George F. Will Cuts and Runs

George Will is going to call for a ground troop pullout from Afghanistan. Is he right?

According to Politico, George Will’s next column will call for a withdrawal of US ground troops from Afghanistan:

“[F]orces should be substantially reduced to serve a comprehensively revised policy: America should do only what can be done from offshore, using intelligence, drones, cruise missiles, airstrikes and small, potent special forces units, concentrating on the porous 1,500-mile border with Pakistan, a nation that actually matters,” Will writes in the column, scheduled for publication later this week.

So now it’s time for the real questions:

1) What do we know about this strategy’s ability to interdict Al Qaeda units? It sounds great and high-tech and sexy. Note: not just special forces units, but POTENT special forces units (as opposed to Limbaugh special forces units?). It relies on “intelligence”: do we have any human intelligence in Afghanistan? (Insert joke here: you know what I mean). But does it really mean anything?

2) In the pre-9/11 period, we would have loved to have done that, but could not get access to doing it. At times, Pakistan would allow flyovers, but the ISI is so infiltrated by Al-Qaeda sympathizers that it was pointless: Bin Laden would always be alerted. So that seems to imply a large presence in the participatory democracy of Uzbekistan.

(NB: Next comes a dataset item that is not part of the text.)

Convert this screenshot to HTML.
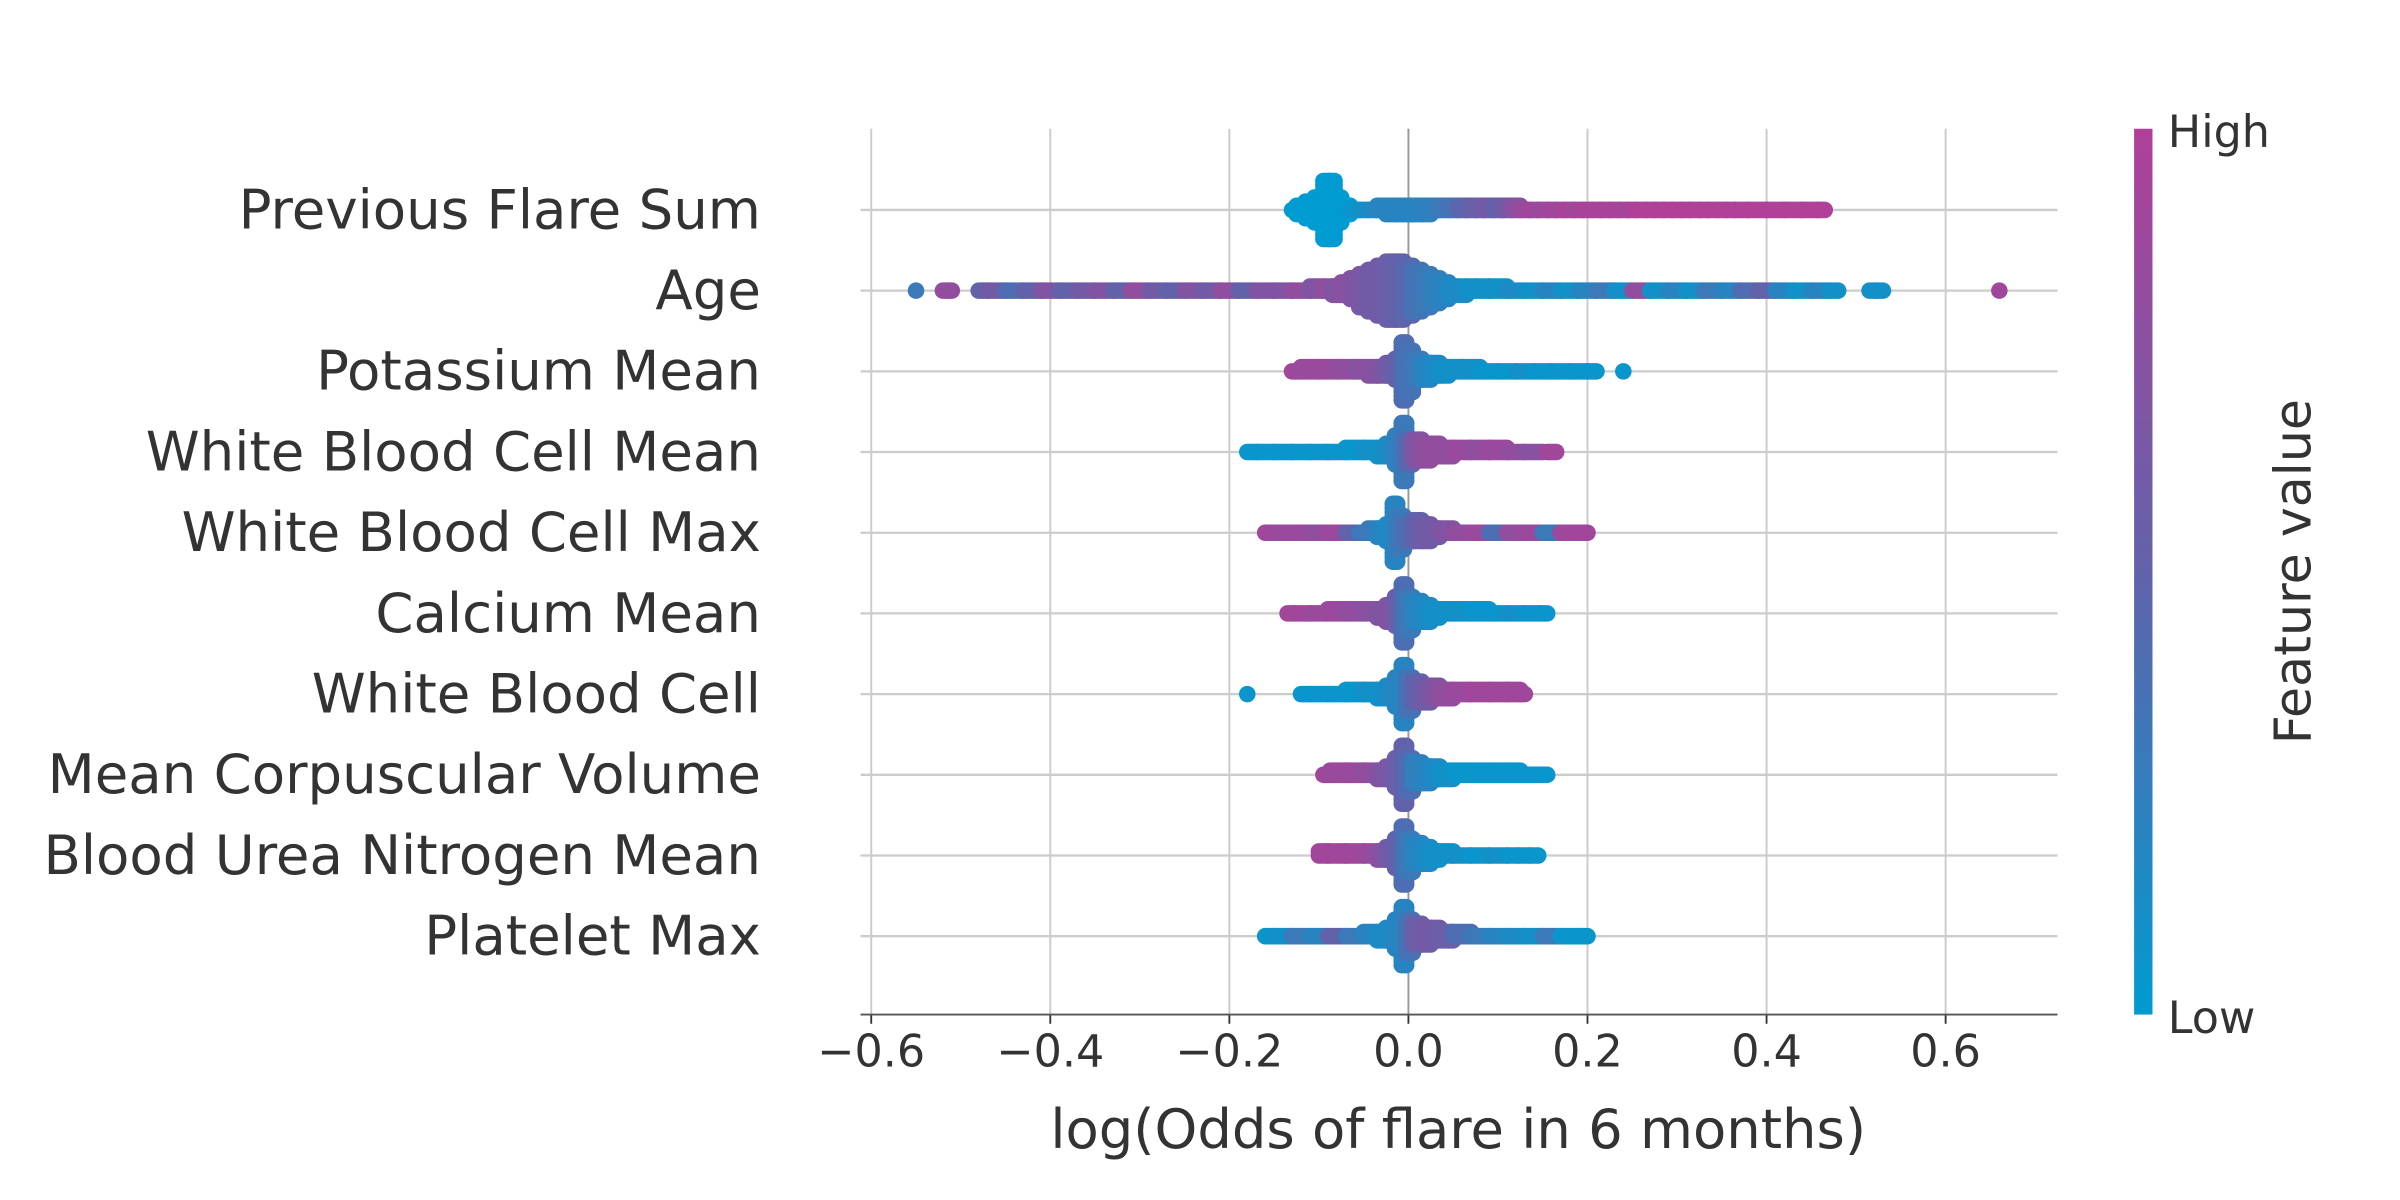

How confident are we of maintaining that presence?

3) And if the answers to these questions are 1) we don’t know; and 2) we don’t know, are we prepared to say, “yes, this will increase the chance of Al Qaeda reconstitution and the terrorism that would come with that, but that is a better deal than getting caught in quagmire”? The Republicans, who can reliably be counted to put party over country, will accuse Obama of selling out no matter what he does. So at least at some level the politics have to be considered.